(Charts and diagrams as code)

--------------------------------

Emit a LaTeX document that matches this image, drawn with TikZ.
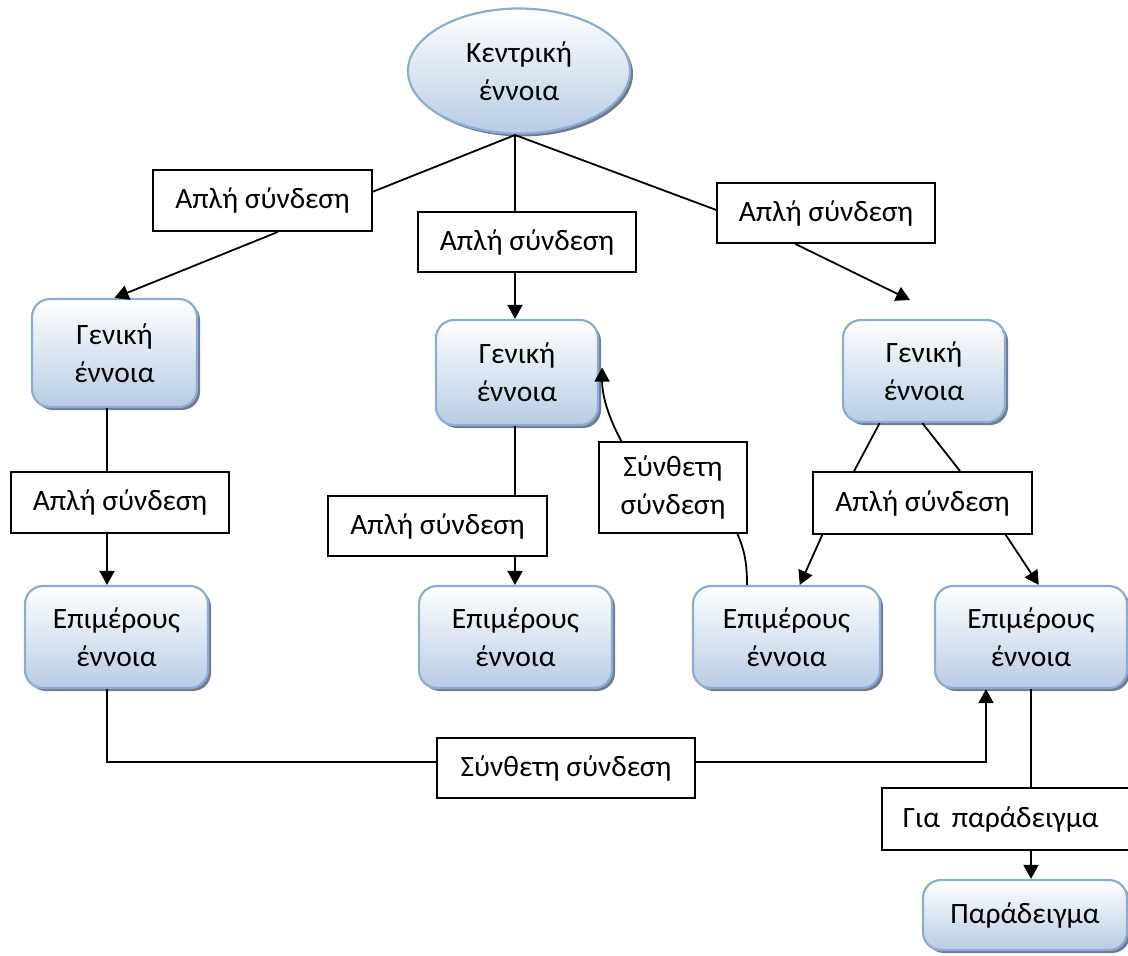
\documentclass[tikz,border=0pt]{standalone}
\usepackage{fontspec}
\setmainfont{Carlito}
\usetikzlibrary{shapes.geometric,arrows.meta,shadows,calc}
\definecolor{bordblue}{RGB}{140,172,212}
\definecolor{fillblue}{RGB}{184,204,228}
\definecolor{shadowc}{RGB}{100,110,130}
\begin{document}
\begin{tikzpicture}[x=1pt,y=-1pt,
  every node/.style={font=\fontsize{29.5}{38}\selectfont},
  lbl/.style={draw=black, line width=1.8pt, fill=white, inner sep=0pt, align=center},
  cpt/.style={rounded corners=18pt, draw=bordblue, line width=2.2pt, top color=white, bottom color=fillblue,
    drop shadow={shadow xshift=3pt, shadow yshift=-3pt, fill=shadowc, opacity=0.9}, align=center, inner sep=0pt},
  conn/.style={line width=1.8pt},
  arr/.style={conn, -{Triangle[length=14pt,width=15pt]}}]
\useasboundingbox (0,0) rectangle (1128,956);

% concept nodes
\node[ellipse, draw=bordblue, line width=2.2pt, top color=white, bottom color=fillblue,
  drop shadow={shadow xshift=3pt, shadow yshift=-3pt, fill=shadowc, opacity=0.9},
  minimum width=222pt, minimum height=125pt, inner sep=0pt, align=center] (ell) at (519,71) {Κεντρική\\έννοια};
\node[cpt, minimum width=165pt, minimum height=108pt] (A) at (114.5,353) {Γενική\\έννοια};
\node[cpt, minimum width=162pt, minimum height=105pt] (B) at (517,372.5) {Γενική\\έννοια};
\node[cpt, minimum width=162pt, minimum height=102pt] (C) at (924,371) {Γενική\\έννοια};
\node[cpt, minimum width=183pt, minimum height=102pt] (D) at (116.5,637) {Επιμέρους\\έννοια};
\node[cpt, minimum width=193pt, minimum height=102pt] (E) at (515.5,637) {Επιμέρους\\έννοια};
\node[cpt, minimum width=187pt, minimum height=102pt] (F) at (786.5,637) {Επιμέρους\\έννοια};
\node[cpt, minimum width=192pt, minimum height=102pt] (G) at (1031,637) {Επιμέρους\\έννοια};
\node[cpt, minimum width=204pt, minimum height=70pt] (H) at (1025,915) {Παράδειγμα};

% link labels
\node[lbl, minimum width=219pt, minimum height=61pt] (l1) at (262.5,200.5) {Απλή σύνδεση};
\node[lbl, minimum width=218pt, minimum height=60pt] (l2) at (527,242) {Απλή σύνδεση};
\node[lbl, minimum width=218pt, minimum height=60pt] (l3) at (826,213) {Απλή σύνδεση};
\node[lbl, minimum width=218pt, minimum height=61pt] (l4) at (120,502.5) {Απλή σύνδεση};
\node[lbl, minimum width=219pt, minimum height=60pt] (l5) at (437.5,526) {Απλή σύνδεση};
\node[lbl, minimum width=148pt, minimum height=91pt] (l6) at (673,487.5) {Σύνθετη\\σύνδεση};
\node[lbl, minimum width=219pt, minimum height=62pt] (l7) at (922.5,503) {Απλή σύνδεση};
\node[lbl, minimum width=258pt, minimum height=60pt] (l8) at (566,768) {Σύνθετη σύνδεση};
\node[lbl, anchor=west, minimum height=62pt, text width=228pt, inner xsep=21pt, align=left] (l9) at (881,819) {Για\hspace{12pt}παράδειγμα};

% helper coordinates
\coordinate (top) at (515,135);
\coordinate (ax) at (107,0);
\coordinate (gx) at (1031,0);
\coordinate (cx) at (986,0);
\coordinate (l3end) at (910,300);

% connectors from the central concept
\draw[conn] (top) -- ($(l1.north east)!0.36!(l1.south east)$);
\draw[arr] ($(l1.south west)!0.57!(l1.south east)$) -- (A.north);
\draw[conn] (top) -- (top |- l2.north);
\draw[arr] (top |- l2.south) -- (top |- B.north);
\draw[conn] (top) -- ($(l3.north west)!0.45!(l3.south west)$);
\draw[arr] ($(l3.south west)!0.36!(l3.south east)$) -- (l3end);

% left column
\draw[conn] (A.south -| ax) -- (l4.north -| ax);
\draw[arr] (l4.south -| ax) -- (D.north -| ax);

% centre column
\draw[conn] (top |- B.south) -- (top |- l5.north);
\draw[arr] (top |- l5.south) -- (top |- E.north);

% compound link to centre concept
\coordinate (l6b) at ($(l6.south west)!0.93!(l6.south east)$);
\coordinate (fT) at (747,0);
\draw[conn] (l6b) .. controls ($(l6b)+(7,16)$) and ($(F.north -| fT)+(0,-22)$) .. (F.north -| fT);
\coordinate (l6t) at ($(l6.north west)!0.155!(l6.north east)$);
\coordinate (bT) at ($(B.east)+(3,-5)$);
\draw[arr] (l6t) .. controls ($(l6t)+(-14,-26)$) and ($(bT)+(0,27)$) .. (bT);

% right column
\draw[conn] ($(C.south west)!0.23!(C.south east)$) -- ($(l7.north west)!0.19!(l7.north east)$);
\draw[conn] ($(C.south west)!0.49!(C.south east)$) -- ($(l7.north west)!0.67!(l7.north east)$);
\draw[arr] ($(l7.south west)!0.046!(l7.south east)$) -- ($(F.north west)!0.57!(F.north east)$);
\draw[arr] ($(l7.south west)!0.877!(l7.south east)$) -- ($(G.north west)!0.54!(G.north east)$);

% bottom compound link
\draw[conn] (D.south -| ax) -- (ax |- {$(l8.west)+(0,-6)$}) -- ($(l8.west)+(0,-6)$);
\draw[arr] ($(l8.east)+(0,-6)$) -- (cx |- {$(l8.east)+(0,-6)$}) -- (G.south -| cx);

% example
\draw[conn] (G.south -| gx) -- (l9.north -| gx);
\draw[arr] (l9.south -| gx) -- (H.north -| gx);
\end{tikzpicture}
\end{document}
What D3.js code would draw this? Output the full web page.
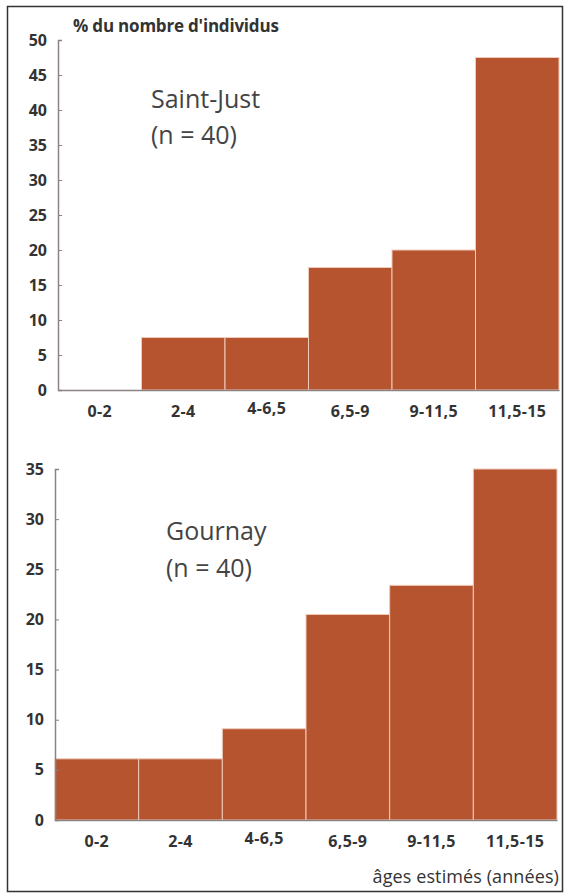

--------------------------------

AIM |
Transcribe, from the records above, the first line and every line after it up to and including the line with "minimum width=204pt, minimum"; omit pictures.

FULL OUTPUT |
Emit a LaTeX document that matches this image, drawn with TikZ.
\documentclass[tikz,border=0pt]{standalone}
\usepackage{fontspec}
\setmainfont{Carlito}
\usetikzlibrary{shapes.geometric,arrows.meta,shadows,calc}
\definecolor{bordblue}{RGB}{140,172,212}
\definecolor{fillblue}{RGB}{184,204,228}
\definecolor{shadowc}{RGB}{100,110,130}
\begin{document}
\begin{tikzpicture}[x=1pt,y=-1pt,
  every node/.style={font=\fontsize{29.5}{38}\selectfont},
  lbl/.style={draw=black, line width=1.8pt, fill=white, inner sep=0pt, align=center},
  cpt/.style={rounded corners=18pt, draw=bordblue, line width=2.2pt, top color=white, bottom color=fillblue,
    drop shadow={shadow xshift=3pt, shadow yshift=-3pt, fill=shadowc, opacity=0.9}, align=center, inner sep=0pt},
  conn/.style={line width=1.8pt},
  arr/.style={conn, -{Triangle[length=14pt,width=15pt]}}]
\useasboundingbox (0,0) rectangle (1128,956);

% concept nodes
\node[ellipse, draw=bordblue, line width=2.2pt, top color=white, bottom color=fillblue,
  drop shadow={shadow xshift=3pt, shadow yshift=-3pt, fill=shadowc, opacity=0.9},
  minimum width=222pt, minimum height=125pt, inner sep=0pt, align=center] (ell) at (519,71) {Κεντρική\\έννοια};
\node[cpt, minimum width=165pt, minimum height=108pt] (A) at (114.5,353) {Γενική\\έννοια};
\node[cpt, minimum width=162pt, minimum height=105pt] (B) at (517,372.5) {Γενική\\έννοια};
\node[cpt, minimum width=162pt, minimum height=102pt] (C) at (924,371) {Γενική\\έννοια};
\node[cpt, minimum width=183pt, minimum height=102pt] (D) at (116.5,637) {Επιμέρους\\έννοια};
\node[cpt, minimum width=193pt, minimum height=102pt] (E) at (515.5,637) {Επιμέρους\\έννοια};
\node[cpt, minimum width=187pt, minimum height=102pt] (F) at (786.5,637) {Επιμέρους\\έννοια};
\node[cpt, minimum width=192pt, minimum height=102pt] (G) at (1031,637) {Επιμέρους\\έννοια};
\node[cpt, minimum width=204pt, minimum height=70pt] (H) at (1025,915) {Παράδειγμα};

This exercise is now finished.